Meats and seafood: 15 percent. Eggs and dairy: 10 percent. Snacks: 5 percent.
No, these are not the FDA’s new dietary guidelines; they’re a new way to look at the way we’re shopping at the grocery store, courtesy of a data visualization expert at Netflix.
By day, Susie Lu is just that; by night, she’s a comics illustrator (@susie_draws on Instagram) and a painter. And she also spends her downtime visualizing data for fun, aka thinking of ways to represent statistical information in a clear and visually compelling way.

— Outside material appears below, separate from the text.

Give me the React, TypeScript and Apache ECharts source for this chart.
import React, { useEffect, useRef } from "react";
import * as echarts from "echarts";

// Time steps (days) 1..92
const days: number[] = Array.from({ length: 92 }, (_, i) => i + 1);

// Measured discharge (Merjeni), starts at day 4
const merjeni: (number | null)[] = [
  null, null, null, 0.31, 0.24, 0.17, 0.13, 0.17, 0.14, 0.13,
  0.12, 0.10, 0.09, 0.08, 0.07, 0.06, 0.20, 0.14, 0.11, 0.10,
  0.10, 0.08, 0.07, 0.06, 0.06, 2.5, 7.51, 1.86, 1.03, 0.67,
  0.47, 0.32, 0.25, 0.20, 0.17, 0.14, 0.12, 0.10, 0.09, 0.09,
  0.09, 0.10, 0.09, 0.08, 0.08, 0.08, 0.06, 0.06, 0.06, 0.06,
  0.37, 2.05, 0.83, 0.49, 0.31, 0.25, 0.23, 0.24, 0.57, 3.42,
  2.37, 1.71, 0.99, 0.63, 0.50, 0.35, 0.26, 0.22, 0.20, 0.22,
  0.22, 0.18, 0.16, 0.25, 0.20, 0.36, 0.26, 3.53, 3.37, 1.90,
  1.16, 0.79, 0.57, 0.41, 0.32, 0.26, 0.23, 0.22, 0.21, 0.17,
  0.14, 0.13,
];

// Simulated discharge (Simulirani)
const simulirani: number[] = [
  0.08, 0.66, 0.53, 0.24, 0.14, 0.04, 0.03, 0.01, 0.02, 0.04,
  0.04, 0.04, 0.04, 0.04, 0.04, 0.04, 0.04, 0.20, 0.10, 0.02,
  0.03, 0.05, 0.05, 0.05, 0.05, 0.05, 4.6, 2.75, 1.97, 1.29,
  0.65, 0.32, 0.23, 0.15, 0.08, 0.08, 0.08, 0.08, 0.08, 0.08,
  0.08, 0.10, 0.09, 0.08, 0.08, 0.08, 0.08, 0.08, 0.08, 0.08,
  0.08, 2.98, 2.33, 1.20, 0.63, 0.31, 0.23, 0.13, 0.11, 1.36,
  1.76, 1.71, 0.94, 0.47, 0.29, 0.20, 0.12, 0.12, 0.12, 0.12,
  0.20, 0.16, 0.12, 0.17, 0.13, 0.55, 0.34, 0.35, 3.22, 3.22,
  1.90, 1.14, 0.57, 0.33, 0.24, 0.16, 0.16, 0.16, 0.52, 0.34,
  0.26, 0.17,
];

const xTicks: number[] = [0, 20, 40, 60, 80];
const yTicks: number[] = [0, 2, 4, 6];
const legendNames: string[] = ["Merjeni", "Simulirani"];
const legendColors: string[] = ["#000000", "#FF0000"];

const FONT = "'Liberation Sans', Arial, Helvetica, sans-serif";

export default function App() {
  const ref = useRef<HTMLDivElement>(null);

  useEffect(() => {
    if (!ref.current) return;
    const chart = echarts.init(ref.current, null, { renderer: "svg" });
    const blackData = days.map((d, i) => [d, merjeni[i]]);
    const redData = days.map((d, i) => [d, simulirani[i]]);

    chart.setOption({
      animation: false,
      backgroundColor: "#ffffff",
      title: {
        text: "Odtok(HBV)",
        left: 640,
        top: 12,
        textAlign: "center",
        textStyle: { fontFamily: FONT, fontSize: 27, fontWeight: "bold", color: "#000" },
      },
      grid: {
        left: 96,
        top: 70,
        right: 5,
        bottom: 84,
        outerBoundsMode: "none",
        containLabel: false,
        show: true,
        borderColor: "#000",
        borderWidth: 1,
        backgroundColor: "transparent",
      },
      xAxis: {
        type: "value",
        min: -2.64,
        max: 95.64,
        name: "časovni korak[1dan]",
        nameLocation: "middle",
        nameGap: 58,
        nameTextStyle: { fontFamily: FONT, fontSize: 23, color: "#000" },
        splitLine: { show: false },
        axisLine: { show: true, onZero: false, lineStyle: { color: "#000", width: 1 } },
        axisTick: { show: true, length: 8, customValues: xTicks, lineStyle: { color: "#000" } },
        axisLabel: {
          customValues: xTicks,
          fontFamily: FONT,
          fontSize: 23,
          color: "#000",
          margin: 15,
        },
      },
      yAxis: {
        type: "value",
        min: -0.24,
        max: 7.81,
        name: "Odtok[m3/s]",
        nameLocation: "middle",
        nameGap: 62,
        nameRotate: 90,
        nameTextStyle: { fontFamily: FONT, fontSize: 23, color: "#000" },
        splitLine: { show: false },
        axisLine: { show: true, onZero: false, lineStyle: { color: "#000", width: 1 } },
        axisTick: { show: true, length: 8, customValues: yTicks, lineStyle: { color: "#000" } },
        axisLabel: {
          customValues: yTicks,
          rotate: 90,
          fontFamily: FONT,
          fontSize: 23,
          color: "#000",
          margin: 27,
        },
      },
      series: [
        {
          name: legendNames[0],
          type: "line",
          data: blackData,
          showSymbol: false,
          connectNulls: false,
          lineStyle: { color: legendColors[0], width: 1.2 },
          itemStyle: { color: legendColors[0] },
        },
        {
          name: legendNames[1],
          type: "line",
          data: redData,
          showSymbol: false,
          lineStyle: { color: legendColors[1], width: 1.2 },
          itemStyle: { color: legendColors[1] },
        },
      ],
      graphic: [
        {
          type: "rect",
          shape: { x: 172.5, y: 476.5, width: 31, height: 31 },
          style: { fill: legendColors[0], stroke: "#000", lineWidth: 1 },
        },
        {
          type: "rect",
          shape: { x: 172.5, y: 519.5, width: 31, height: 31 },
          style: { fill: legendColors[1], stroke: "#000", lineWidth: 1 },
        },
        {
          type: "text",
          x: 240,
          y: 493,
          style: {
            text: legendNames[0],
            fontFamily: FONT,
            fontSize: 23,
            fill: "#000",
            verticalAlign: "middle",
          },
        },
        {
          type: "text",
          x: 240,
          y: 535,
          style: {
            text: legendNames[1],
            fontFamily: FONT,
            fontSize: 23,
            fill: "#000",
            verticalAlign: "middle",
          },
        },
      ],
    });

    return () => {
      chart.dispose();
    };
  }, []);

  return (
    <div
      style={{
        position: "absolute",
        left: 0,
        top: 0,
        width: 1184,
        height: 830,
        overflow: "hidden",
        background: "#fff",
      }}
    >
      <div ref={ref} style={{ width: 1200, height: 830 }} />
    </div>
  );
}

Unless you’re an extreme couponer in your heart of hearts, there’s a good chance that you’ve spent fairly little time reading your receipts, not least because they’re pretty boring to read. That means that, even though each receipt provides an itemized list of what you’re eating on a weekly or monthly basis, you’re probably not getting a clear picture of your diet and eating habits, or your ability to budget, based on your receipts. But now, thanks to Lu, you could:
Early prototypes of reviziting the receipt, one piece of a larger question I want explore: how can viz be integrated into everyday experiences? pic.twitter.com/hswtVFp0oc
“I was compelled to think of ways that data visualization could be used to redesign everyday experiences,” Lu told Fast Company. “The receipt was the idea I was most excited to play with first.”
Lu’s early designs feature a few key data visualization points that you’d never think to look for otherwise: a bubble chart that reflects how much of your bill was spent on each category, plus percentages, followed by an itemized list that further breaks down your spending. A bar chart under each item shows, for example, what portion of your “meat and seafood” purchases was taken up by a steak versus a chicken, et cetera.
However, at least when it comes to paper receipts, there are still a few physical limitations that made Lu’s idea difficult to execute, one of them being that receipt paper is not meant for high-resolution printing. Secondly, the thermal printers currently available, and used by businesses far and wide, have rather limited artistic ability of their own—they can’t draw horizontal lines, as Lu discovered.
For now, that means Lu’s designs will probably not be coming out of the receipt machine at your neighborhood grocery anytime soon. But perhaps her idea will set the standard for digital receipts. And if any giant grocery chains are on the lookout for a way to drive up a loyal fanbase, we invite you to invest some resources in Lu’s work.